> **What the exercise asks**
Can you print the data exactly and leave out each image?

Start

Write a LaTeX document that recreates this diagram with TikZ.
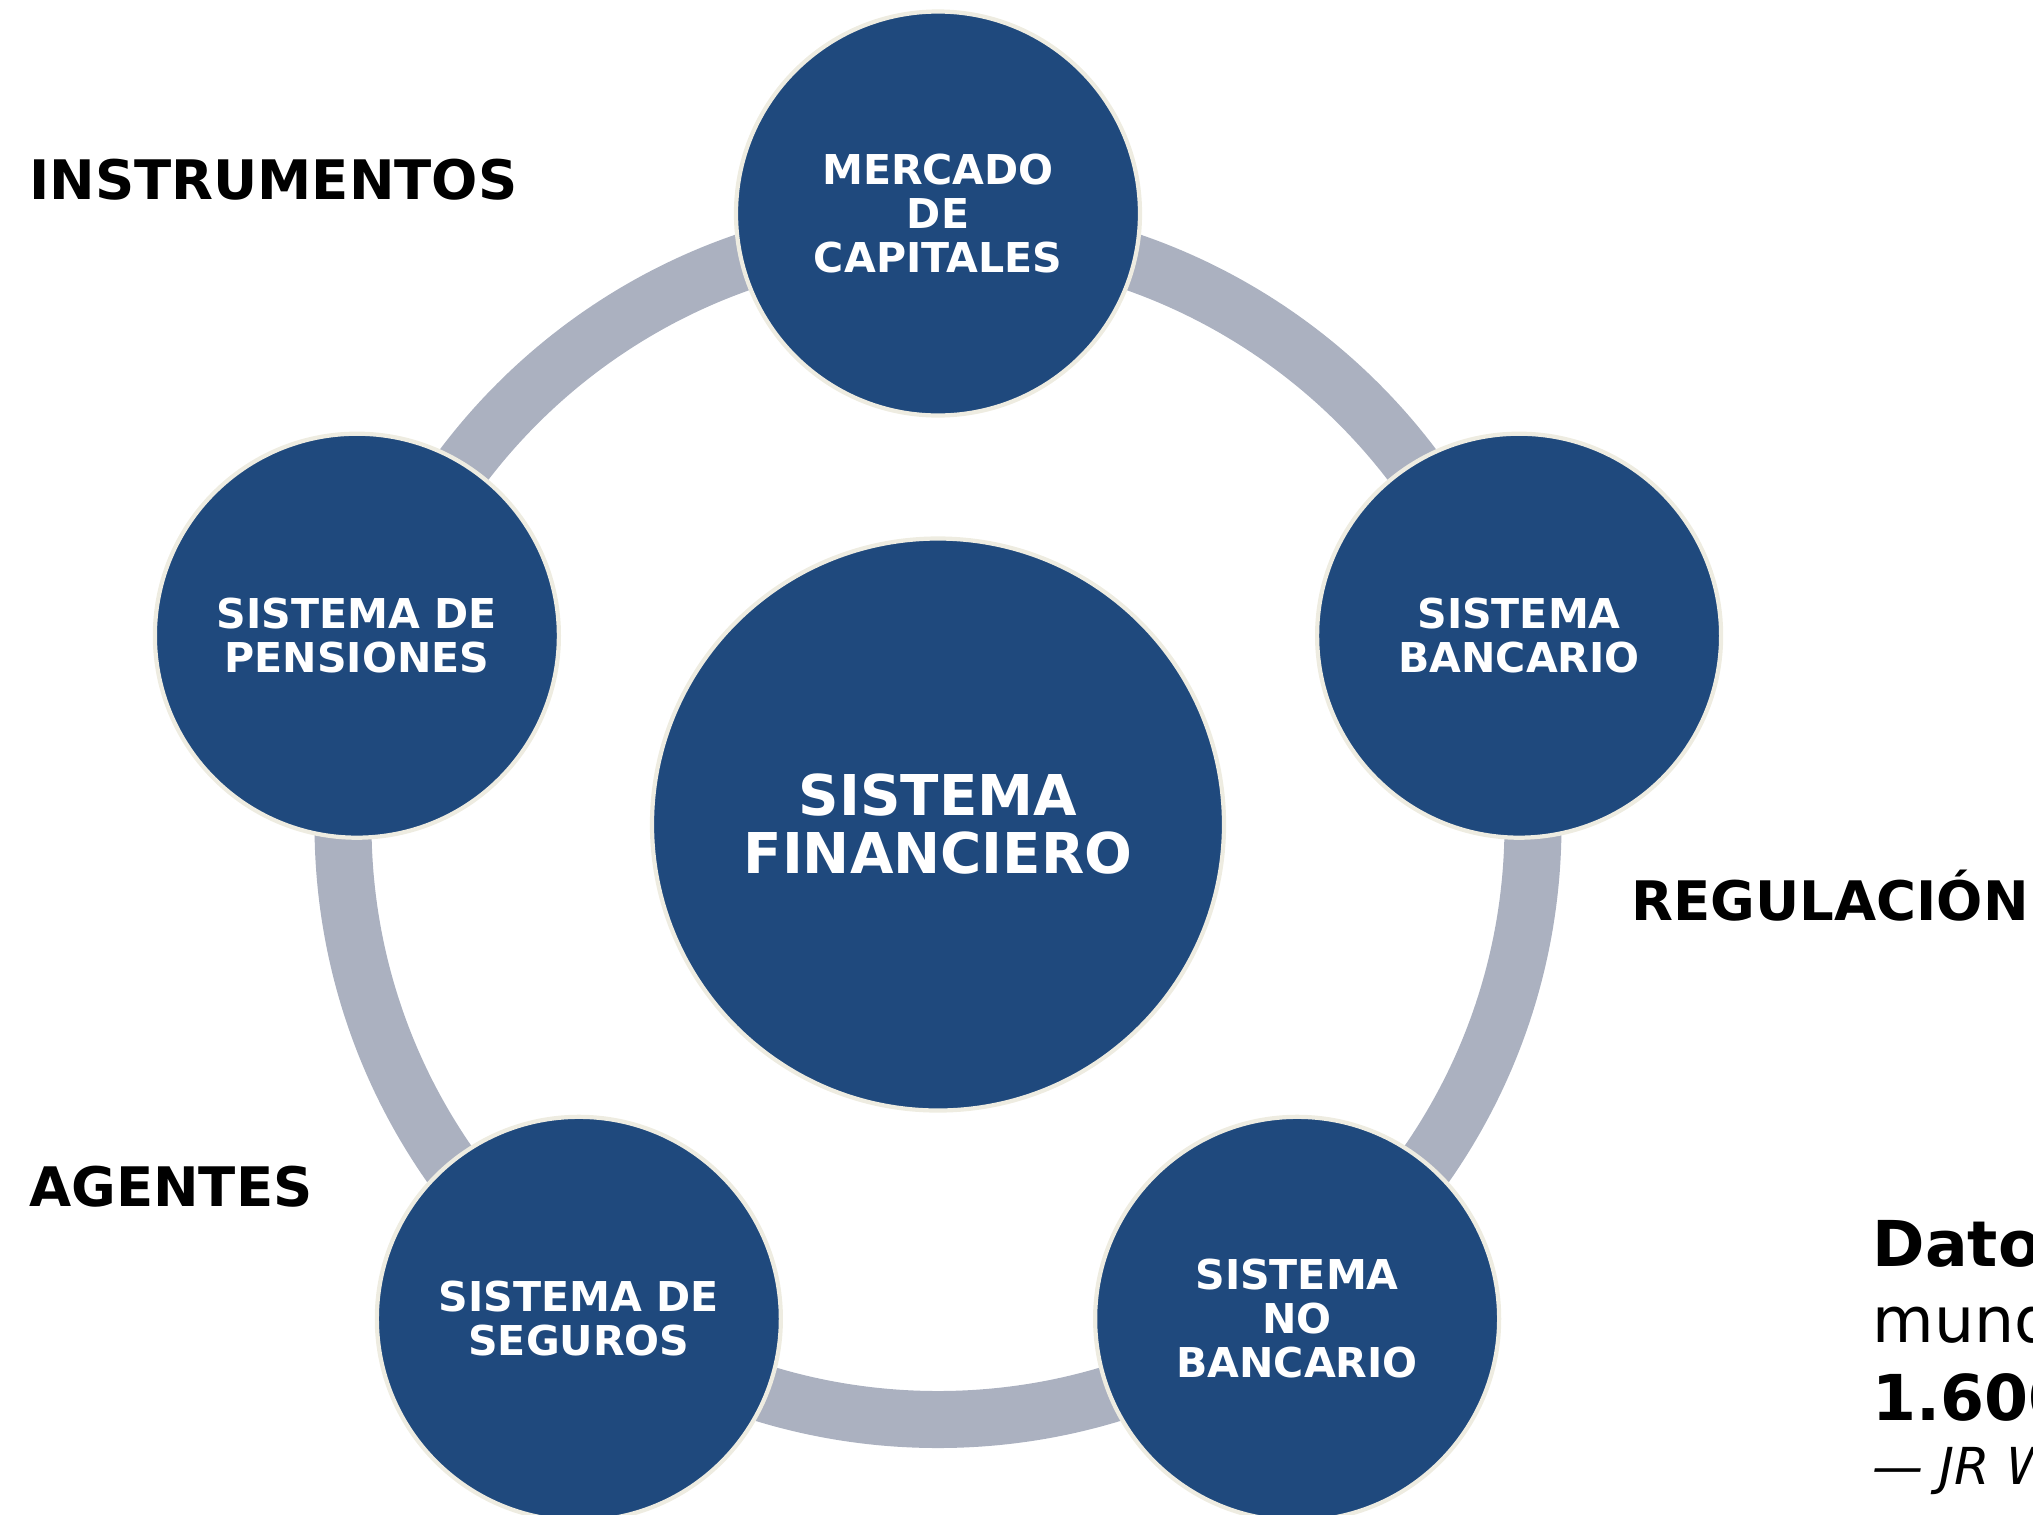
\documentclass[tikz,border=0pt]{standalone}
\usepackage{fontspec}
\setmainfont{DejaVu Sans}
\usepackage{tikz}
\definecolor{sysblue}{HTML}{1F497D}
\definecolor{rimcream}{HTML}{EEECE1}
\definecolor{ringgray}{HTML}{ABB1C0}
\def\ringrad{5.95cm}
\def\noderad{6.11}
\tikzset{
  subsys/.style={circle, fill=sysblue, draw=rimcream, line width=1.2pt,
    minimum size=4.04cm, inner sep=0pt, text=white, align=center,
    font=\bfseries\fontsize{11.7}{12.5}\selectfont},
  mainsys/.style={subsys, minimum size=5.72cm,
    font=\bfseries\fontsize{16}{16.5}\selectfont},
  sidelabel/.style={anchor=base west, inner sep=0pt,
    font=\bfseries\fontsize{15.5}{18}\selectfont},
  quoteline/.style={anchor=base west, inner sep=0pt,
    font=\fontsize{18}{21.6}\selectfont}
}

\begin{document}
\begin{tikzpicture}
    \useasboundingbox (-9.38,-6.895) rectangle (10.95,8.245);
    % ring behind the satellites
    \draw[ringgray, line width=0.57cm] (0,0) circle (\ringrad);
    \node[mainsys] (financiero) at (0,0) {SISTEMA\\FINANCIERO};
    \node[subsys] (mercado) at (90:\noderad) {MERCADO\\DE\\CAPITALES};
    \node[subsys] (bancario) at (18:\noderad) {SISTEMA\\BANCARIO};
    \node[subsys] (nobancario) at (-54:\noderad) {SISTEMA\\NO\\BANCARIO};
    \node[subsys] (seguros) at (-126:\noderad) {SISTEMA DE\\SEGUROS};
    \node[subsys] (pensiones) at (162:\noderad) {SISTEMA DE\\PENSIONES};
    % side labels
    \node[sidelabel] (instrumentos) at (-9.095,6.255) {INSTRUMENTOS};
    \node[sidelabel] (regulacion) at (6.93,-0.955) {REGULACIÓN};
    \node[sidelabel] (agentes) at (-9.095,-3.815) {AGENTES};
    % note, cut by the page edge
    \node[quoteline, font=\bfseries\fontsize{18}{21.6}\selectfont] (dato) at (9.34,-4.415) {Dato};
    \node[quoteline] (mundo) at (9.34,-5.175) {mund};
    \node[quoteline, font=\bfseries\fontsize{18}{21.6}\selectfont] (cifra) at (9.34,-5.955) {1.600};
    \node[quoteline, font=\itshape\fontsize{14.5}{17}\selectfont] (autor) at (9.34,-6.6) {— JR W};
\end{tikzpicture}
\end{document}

End

> **Answer to the exercise**
Write a LaTeX document that recreates this diagram with TikZ.
\documentclass[tikz,border=0pt]{standalone}
\usepackage{fontspec}
\setmainfont{DejaVu Sans}
\usepackage{tikz}
\definecolor{sysblue}{HTML}{1F497D}
\definecolor{rimcream}{HTML}{EEECE1}
\definecolor{ringgray}{HTML}{ABB1C0}
\def\ringrad{5.95cm}
\def\noderad{6.11}
\tikzset{
  subsys/.style={circle, fill=sysblue, draw=rimcream, line width=1.2pt,
    minimum size=4.04cm, inner sep=0pt, text=white, align=center,
    font=\bfseries\fontsize{11.7}{12.5}\selectfont},
  mainsys/.style={subsys, minimum size=5.72cm,
    font=\bfseries\fontsize{16}{16.5}\selectfont},
  sidelabel/.style={anchor=base west, inner sep=0pt,
    font=\bfseries\fontsize{15.5}{18}\selectfont},
  quoteline/.style={anchor=base west, inner sep=0pt,
    font=\fontsize{18}{21.6}\selectfont}
}

\begin{document}
\begin{tikzpicture}
    \useasboundingbox (-9.38,-6.895) rectangle (10.95,8.245);
    % ring behind the satellites
    \draw[ringgray, line width=0.57cm] (0,0) circle (\ringrad);
    \node[mainsys] (financiero) at (0,0) {SISTEMA\\FINANCIERO};
    \node[subsys] (mercado) at (90:\noderad) {MERCADO\\DE\\CAPITALES};
    \node[subsys] (bancario) at (18:\noderad) {SISTEMA\\BANCARIO};
    \node[subsys] (nobancario) at (-54:\noderad) {SISTEMA\\NO\\BANCARIO};
    \node[subsys] (seguros) at (-126:\noderad) {SISTEMA DE\\SEGUROS};
    \node[subsys] (pensiones) at (162:\noderad) {SISTEMA DE\\PENSIONES};
    % side labels
    \node[sidelabel] (instrumentos) at (-9.095,6.255) {INSTRUMENTOS};
    \node[sidelabel] (regulacion) at (6.93,-0.955) {REGULACIÓN};
    \node[sidelabel] (agentes) at (-9.095,-3.815) {AGENTES};
    % note, cut by the page edge
    \node[quoteline, font=\bfseries\fontsize{18}{21.6}\selectfont] (dato) at (9.34,-4.415) {Dato};
    \node[quoteline] (mundo) at (9.34,-5.175) {mund};
    \node[quoteline, font=\bfseries\fontsize{18}{21.6}\selectfont] (cifra) at (9.34,-5.955) {1.600};
    \node[quoteline, font=\itshape\fontsize{14.5}{17}\selectfont] (autor) at (9.34,-6.6) {— JR W};
\end{tikzpicture}
\end{document}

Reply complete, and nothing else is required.